# start of Material

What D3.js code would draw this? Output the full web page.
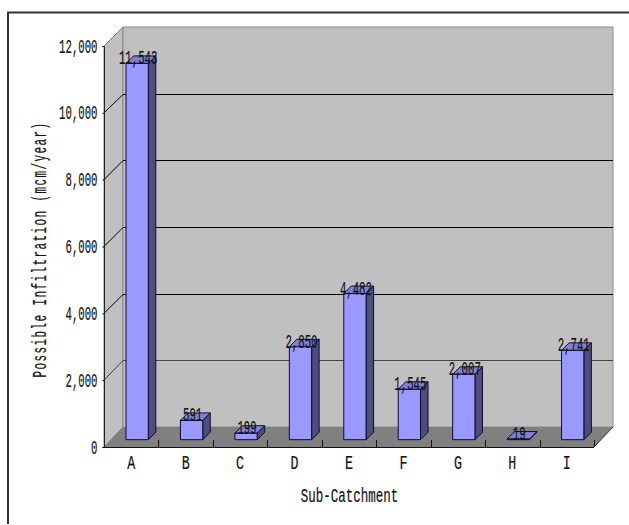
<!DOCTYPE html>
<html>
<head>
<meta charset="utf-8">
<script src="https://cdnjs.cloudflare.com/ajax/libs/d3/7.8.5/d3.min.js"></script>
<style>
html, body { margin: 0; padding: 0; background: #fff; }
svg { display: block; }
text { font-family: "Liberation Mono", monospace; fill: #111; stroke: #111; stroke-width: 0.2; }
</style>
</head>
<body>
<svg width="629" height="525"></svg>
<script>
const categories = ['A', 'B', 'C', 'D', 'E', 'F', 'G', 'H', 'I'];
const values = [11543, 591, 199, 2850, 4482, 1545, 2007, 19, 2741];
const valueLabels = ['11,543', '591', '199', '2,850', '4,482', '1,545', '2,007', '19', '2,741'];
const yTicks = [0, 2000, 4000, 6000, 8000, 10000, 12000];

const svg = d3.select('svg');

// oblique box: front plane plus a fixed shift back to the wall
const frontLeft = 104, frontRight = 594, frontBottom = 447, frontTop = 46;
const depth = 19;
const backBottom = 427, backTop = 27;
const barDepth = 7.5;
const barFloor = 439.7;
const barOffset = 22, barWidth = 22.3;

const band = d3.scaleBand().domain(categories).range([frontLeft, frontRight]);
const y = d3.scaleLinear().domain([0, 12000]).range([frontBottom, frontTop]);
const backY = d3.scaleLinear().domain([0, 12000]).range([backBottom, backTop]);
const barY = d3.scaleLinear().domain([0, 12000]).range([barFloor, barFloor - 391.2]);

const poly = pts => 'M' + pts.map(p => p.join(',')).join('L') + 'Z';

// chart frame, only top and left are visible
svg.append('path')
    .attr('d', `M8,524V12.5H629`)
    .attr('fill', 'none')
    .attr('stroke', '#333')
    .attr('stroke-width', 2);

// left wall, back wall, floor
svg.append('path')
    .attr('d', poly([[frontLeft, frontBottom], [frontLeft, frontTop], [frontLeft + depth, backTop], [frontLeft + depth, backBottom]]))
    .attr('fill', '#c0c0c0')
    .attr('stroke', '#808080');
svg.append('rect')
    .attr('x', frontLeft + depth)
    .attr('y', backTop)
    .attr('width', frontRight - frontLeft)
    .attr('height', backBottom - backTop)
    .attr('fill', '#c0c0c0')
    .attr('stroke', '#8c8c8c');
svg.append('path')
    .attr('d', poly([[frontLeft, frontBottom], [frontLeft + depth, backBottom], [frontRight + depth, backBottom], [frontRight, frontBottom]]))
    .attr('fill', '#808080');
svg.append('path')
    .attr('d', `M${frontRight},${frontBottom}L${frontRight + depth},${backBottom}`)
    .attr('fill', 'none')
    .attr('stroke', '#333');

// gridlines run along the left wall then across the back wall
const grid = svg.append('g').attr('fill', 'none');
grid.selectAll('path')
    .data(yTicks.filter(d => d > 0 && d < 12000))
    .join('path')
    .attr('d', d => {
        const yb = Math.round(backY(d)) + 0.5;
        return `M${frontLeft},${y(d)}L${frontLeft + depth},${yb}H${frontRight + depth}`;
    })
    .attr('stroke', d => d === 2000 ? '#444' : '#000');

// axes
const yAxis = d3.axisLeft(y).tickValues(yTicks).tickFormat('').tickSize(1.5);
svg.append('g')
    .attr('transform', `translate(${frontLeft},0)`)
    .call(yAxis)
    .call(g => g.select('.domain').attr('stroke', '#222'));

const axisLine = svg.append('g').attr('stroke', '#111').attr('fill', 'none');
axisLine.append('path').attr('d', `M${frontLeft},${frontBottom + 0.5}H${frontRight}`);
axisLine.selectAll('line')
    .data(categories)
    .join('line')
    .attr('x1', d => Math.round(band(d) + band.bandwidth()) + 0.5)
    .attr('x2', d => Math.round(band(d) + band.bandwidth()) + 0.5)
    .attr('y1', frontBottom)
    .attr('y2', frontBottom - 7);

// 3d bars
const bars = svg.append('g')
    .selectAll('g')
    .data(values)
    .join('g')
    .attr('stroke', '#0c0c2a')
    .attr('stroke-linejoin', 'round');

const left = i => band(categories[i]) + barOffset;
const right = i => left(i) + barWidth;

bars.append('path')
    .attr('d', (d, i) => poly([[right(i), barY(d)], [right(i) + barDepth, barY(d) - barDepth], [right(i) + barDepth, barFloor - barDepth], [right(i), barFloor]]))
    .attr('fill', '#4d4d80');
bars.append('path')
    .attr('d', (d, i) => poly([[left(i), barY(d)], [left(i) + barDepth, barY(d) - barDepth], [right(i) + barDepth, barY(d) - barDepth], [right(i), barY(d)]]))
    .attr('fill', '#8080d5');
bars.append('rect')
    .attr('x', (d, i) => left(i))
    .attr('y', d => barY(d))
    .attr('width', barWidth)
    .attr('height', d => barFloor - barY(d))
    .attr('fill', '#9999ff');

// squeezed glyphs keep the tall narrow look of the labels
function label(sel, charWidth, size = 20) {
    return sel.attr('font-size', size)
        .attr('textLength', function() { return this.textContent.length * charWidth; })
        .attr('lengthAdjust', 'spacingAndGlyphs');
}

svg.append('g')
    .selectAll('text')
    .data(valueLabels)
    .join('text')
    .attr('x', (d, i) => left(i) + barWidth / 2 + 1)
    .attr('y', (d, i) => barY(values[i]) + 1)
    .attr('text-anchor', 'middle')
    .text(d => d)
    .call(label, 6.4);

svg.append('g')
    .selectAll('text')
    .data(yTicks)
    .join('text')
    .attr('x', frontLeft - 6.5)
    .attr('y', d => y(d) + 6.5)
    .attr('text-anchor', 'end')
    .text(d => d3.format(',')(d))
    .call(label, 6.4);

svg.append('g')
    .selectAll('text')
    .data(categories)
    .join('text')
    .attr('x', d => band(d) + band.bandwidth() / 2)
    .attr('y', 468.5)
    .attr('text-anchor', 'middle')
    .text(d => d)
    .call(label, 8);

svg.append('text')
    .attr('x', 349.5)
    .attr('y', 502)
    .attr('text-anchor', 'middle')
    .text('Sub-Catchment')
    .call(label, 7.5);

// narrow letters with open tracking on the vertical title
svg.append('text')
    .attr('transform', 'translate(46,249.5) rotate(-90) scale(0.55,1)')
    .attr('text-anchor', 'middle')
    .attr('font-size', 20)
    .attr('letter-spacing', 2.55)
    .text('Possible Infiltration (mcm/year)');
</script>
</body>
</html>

# end of Material

## [Exercise directions]
Copy the listing in full and without alteration, omitting every picture.

## [Solution to this task]
What D3.js code would draw this? Output the full web page.
<!DOCTYPE html>
<html>
<head>
<meta charset="utf-8">
<script src="https://cdnjs.cloudflare.com/ajax/libs/d3/7.8.5/d3.min.js"></script>
<style>
html, body { margin: 0; padding: 0; background: #fff; }
svg { display: block; }
text { font-family: "Liberation Mono", monospace; fill: #111; stroke: #111; stroke-width: 0.2; }
</style>
</head>
<body>
<svg width="629" height="525"></svg>
<script>
const categories = ['A', 'B', 'C', 'D', 'E', 'F', 'G', 'H', 'I'];
const values = [11543, 591, 199, 2850, 4482, 1545, 2007, 19, 2741];
const valueLabels = ['11,543', '591', '199', '2,850', '4,482', '1,545', '2,007', '19', '2,741'];
const yTicks = [0, 2000, 4000, 6000, 8000, 10000, 12000];

const svg = d3.select('svg');

// oblique box: front plane plus a fixed shift back to the wall
const frontLeft = 104, frontRight = 594, frontBottom = 447, frontTop = 46;
const depth = 19;
const backBottom = 427, backTop = 27;
const barDepth = 7.5;
const barFloor = 439.7;
const barOffset = 22, barWidth = 22.3;

const band = d3.scaleBand().domain(categories).range([frontLeft, frontRight]);
const y = d3.scaleLinear().domain([0, 12000]).range([frontBottom, frontTop]);
const backY = d3.scaleLinear().domain([0, 12000]).range([backBottom, backTop]);
const barY = d3.scaleLinear().domain([0, 12000]).range([barFloor, barFloor - 391.2]);

const poly = pts => 'M' + pts.map(p => p.join(',')).join('L') + 'Z';

// chart frame, only top and left are visible
svg.append('path')
    .attr('d', `M8,524V12.5H629`)
    .attr('fill', 'none')
    .attr('stroke', '#333')
    .attr('stroke-width', 2);

// left wall, back wall, floor
svg.append('path')
    .attr('d', poly([[frontLeft, frontBottom], [frontLeft, frontTop], [frontLeft + depth, backTop], [frontLeft + depth, backBottom]]))
    .attr('fill', '#c0c0c0')
    .attr('stroke', '#808080');
svg.append('rect')
    .attr('x', frontLeft + depth)
    .attr('y', backTop)
    .attr('width', frontRight - frontLeft)
    .attr('height', backBottom - backTop)
    .attr('fill', '#c0c0c0')
    .attr('stroke', '#8c8c8c');
svg.append('path')
    .attr('d', poly([[frontLeft, frontBottom], [frontLeft + depth, backBottom], [frontRight + depth, backBottom], [frontRight, frontBottom]]))
    .attr('fill', '#808080');
svg.append('path')
    .attr('d', `M${frontRight},${frontBottom}L${frontRight + depth},${backBottom}`)
    .attr('fill', 'none')
    .attr('stroke', '#333');

// gridlines run along the left wall then across the back wall
const grid = svg.append('g').attr('fill', 'none');
grid.selectAll('path')
    .data(yTicks.filter(d => d > 0 && d < 12000))
    .join('path')
    .attr('d', d => {
        const yb = Math.round(backY(d)) + 0.5;
        return `M${frontLeft},${y(d)}L${frontLeft + depth},${yb}H${frontRight + depth}`;
    })
    .attr('stroke', d => d === 2000 ? '#444' : '#000');

// axes
const yAxis = d3.axisLeft(y).tickValues(yTicks).tickFormat('').tickSize(1.5);
svg.append('g')
    .attr('transform', `translate(${frontLeft},0)`)
    .call(yAxis)
    .call(g => g.select('.domain').attr('stroke', '#222'));

const axisLine = svg.append('g').attr('stroke', '#111').attr('fill', 'none');
axisLine.append('path').attr('d', `M${frontLeft},${frontBottom + 0.5}H${frontRight}`);
axisLine.selectAll('line')
    .data(categories)
    .join('line')
    .attr('x1', d => Math.round(band(d) + band.bandwidth()) + 0.5)
    .attr('x2', d => Math.round(band(d) + band.bandwidth()) + 0.5)
    .attr('y1', frontBottom)
    .attr('y2', frontBottom - 7);

// 3d bars
const bars = svg.append('g')
    .selectAll('g')
    .data(values)
    .join('g')
    .attr('stroke', '#0c0c2a')
    .attr('stroke-linejoin', 'round');

const left = i => band(categories[i]) + barOffset;
const right = i => left(i) + barWidth;

bars.append('path')
    .attr('d', (d, i) => poly([[right(i), barY(d)], [right(i) + barDepth, barY(d) - barDepth], [right(i) + barDepth, barFloor - barDepth], [right(i), barFloor]]))
    .attr('fill', '#4d4d80');
bars.append('path')
    .attr('d', (d, i) => poly([[left(i), barY(d)], [left(i) + barDepth, barY(d) - barDepth], [right(i) + barDepth, barY(d) - barDepth], [right(i), barY(d)]]))
    .attr('fill', '#8080d5');
bars.append('rect')
    .attr('x', (d, i) => left(i))
    .attr('y', d => barY(d))
    .attr('width', barWidth)
    .attr('height', d => barFloor - barY(d))
    .attr('fill', '#9999ff');

// squeezed glyphs keep the tall narrow look of the labels
function label(sel, charWidth, size = 20) {
    return sel.attr('font-size', size)
        .attr('textLength', function() { return this.textContent.length * charWidth; })
        .attr('lengthAdjust', 'spacingAndGlyphs');
}

svg.append('g')
    .selectAll('text')
    .data(valueLabels)
    .join('text')
    .attr('x', (d, i) => left(i) + barWidth / 2 + 1)
    .attr('y', (d, i) => barY(values[i]) + 1)
    .attr('text-anchor', 'middle')
    .text(d => d)
    .call(label, 6.4);

svg.append('g')
    .selectAll('text')
    .data(yTicks)
    .join('text')
    .attr('x', frontLeft - 6.5)
    .attr('y', d => y(d) + 6.5)
    .attr('text-anchor', 'end')
    .text(d => d3.format(',')(d))
    .call(label, 6.4);

svg.append('g')
    .selectAll('text')
    .data(categories)
    .join('text')
    .attr('x', d => band(d) + band.bandwidth() / 2)
    .attr('y', 468.5)
    .attr('text-anchor', 'middle')
    .text(d => d)
    .call(label, 8);

svg.append('text')
    .attr('x', 349.5)
    .attr('y', 502)
    .attr('text-anchor', 'middle')
    .text('Sub-Catchment')
    .call(label, 7.5);

// narrow letters with open tracking on the vertical title
svg.append('text')
    .attr('transform', 'translate(46,249.5) rotate(-90) scale(0.55,1)')
    .attr('text-anchor', 'middle')
    .attr('font-size', 20)
    .attr('letter-spacing', 2.55)
    .text('Possible Infiltration (mcm/year)');
</script>
</body>
</html>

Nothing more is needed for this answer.